(Data block):
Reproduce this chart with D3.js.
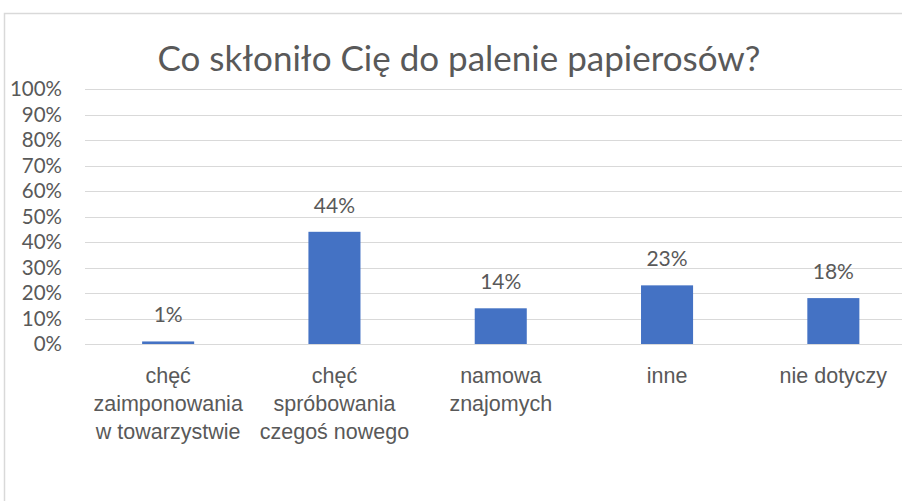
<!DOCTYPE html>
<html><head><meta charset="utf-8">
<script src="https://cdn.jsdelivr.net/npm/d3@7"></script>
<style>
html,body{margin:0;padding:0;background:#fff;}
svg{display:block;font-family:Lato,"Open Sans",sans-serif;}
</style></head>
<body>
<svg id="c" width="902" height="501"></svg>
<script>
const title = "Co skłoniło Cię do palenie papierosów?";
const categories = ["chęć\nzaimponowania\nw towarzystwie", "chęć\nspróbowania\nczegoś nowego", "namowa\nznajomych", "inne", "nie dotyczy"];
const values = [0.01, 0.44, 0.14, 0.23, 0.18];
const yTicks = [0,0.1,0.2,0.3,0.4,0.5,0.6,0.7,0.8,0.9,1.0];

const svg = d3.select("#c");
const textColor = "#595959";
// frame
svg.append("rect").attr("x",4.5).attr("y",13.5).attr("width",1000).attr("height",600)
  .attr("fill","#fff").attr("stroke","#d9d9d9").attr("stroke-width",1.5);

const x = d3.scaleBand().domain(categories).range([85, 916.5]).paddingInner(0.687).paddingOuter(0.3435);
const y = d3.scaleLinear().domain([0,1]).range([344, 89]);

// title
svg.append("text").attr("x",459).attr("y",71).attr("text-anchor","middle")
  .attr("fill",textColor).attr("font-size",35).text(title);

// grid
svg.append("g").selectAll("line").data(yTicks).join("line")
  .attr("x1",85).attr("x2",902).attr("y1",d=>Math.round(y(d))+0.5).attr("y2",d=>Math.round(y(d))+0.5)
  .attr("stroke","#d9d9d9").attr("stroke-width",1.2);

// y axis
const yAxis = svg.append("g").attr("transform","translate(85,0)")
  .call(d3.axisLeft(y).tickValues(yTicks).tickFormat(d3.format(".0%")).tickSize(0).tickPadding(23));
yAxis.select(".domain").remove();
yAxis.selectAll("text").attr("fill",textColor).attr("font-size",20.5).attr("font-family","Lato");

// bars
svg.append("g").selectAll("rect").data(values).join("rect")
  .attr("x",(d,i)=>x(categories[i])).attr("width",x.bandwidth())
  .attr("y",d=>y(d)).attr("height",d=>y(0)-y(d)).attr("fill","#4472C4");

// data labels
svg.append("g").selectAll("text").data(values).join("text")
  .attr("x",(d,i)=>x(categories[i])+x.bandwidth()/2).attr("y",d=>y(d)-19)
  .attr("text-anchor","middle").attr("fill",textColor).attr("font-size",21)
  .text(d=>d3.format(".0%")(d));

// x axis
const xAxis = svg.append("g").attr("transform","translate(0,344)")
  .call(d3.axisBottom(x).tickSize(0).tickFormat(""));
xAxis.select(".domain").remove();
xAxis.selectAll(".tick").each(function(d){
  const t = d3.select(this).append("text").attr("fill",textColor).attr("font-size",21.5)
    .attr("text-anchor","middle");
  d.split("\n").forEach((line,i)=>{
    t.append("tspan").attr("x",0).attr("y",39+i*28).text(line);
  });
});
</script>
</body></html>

(Problem statement):
In this exercise, set down all of the data exactly, without the pictures.

(Full answer):
Reproduce this chart with D3.js.
<!DOCTYPE html>
<html><head><meta charset="utf-8">
<script src="https://cdn.jsdelivr.net/npm/d3@7"></script>
<style>
html,body{margin:0;padding:0;background:#fff;}
svg{display:block;font-family:Lato,"Open Sans",sans-serif;}
</style></head>
<body>
<svg id="c" width="902" height="501"></svg>
<script>
const title = "Co skłoniło Cię do palenie papierosów?";
const categories = ["chęć\nzaimponowania\nw towarzystwie", "chęć\nspróbowania\nczegoś nowego", "namowa\nznajomych", "inne", "nie dotyczy"];
const values = [0.01, 0.44, 0.14, 0.23, 0.18];
const yTicks = [0,0.1,0.2,0.3,0.4,0.5,0.6,0.7,0.8,0.9,1.0];

const svg = d3.select("#c");
const textColor = "#595959";
// frame
svg.append("rect").attr("x",4.5).attr("y",13.5).attr("width",1000).attr("height",600)
  .attr("fill","#fff").attr("stroke","#d9d9d9").attr("stroke-width",1.5);

const x = d3.scaleBand().domain(categories).range([85, 916.5]).paddingInner(0.687).paddingOuter(0.3435);
const y = d3.scaleLinear().domain([0,1]).range([344, 89]);

// title
svg.append("text").attr("x",459).attr("y",71).attr("text-anchor","middle")
  .attr("fill",textColor).attr("font-size",35).text(title);

// grid
svg.append("g").selectAll("line").data(yTicks).join("line")
  .attr("x1",85).attr("x2",902).attr("y1",d=>Math.round(y(d))+0.5).attr("y2",d=>Math.round(y(d))+0.5)
  .attr("stroke","#d9d9d9").attr("stroke-width",1.2);

// y axis
const yAxis = svg.append("g").attr("transform","translate(85,0)")
  .call(d3.axisLeft(y).tickValues(yTicks).tickFormat(d3.format(".0%")).tickSize(0).tickPadding(23));
yAxis.select(".domain").remove();
yAxis.selectAll("text").attr("fill",textColor).attr("font-size",20.5).attr("font-family","Lato");

// bars
svg.append("g").selectAll("rect").data(values).join("rect")
  .attr("x",(d,i)=>x(categories[i])).attr("width",x.bandwidth())
  .attr("y",d=>y(d)).attr("height",d=>y(0)-y(d)).attr("fill","#4472C4");

// data labels
svg.append("g").selectAll("text").data(values).join("text")
  .attr("x",(d,i)=>x(categories[i])+x.bandwidth()/2).attr("y",d=>y(d)-19)
  .attr("text-anchor","middle").attr("fill",textColor).attr("font-size",21)
  .text(d=>d3.format(".0%")(d));

// x axis
const xAxis = svg.append("g").attr("transform","translate(0,344)")
  .call(d3.axisBottom(x).tickSize(0).tickFormat(""));
xAxis.select(".domain").remove();
xAxis.selectAll(".tick").each(function(d){
  const t = d3.select(this).append("text").attr("fill",textColor).attr("font-size",21.5)
    .attr("text-anchor","middle");
  d.split("\n").forEach((line,i)=>{
    t.append("tspan").attr("x",0).attr("y",39+i*28).text(line);
  });
});
</script>
</body></html>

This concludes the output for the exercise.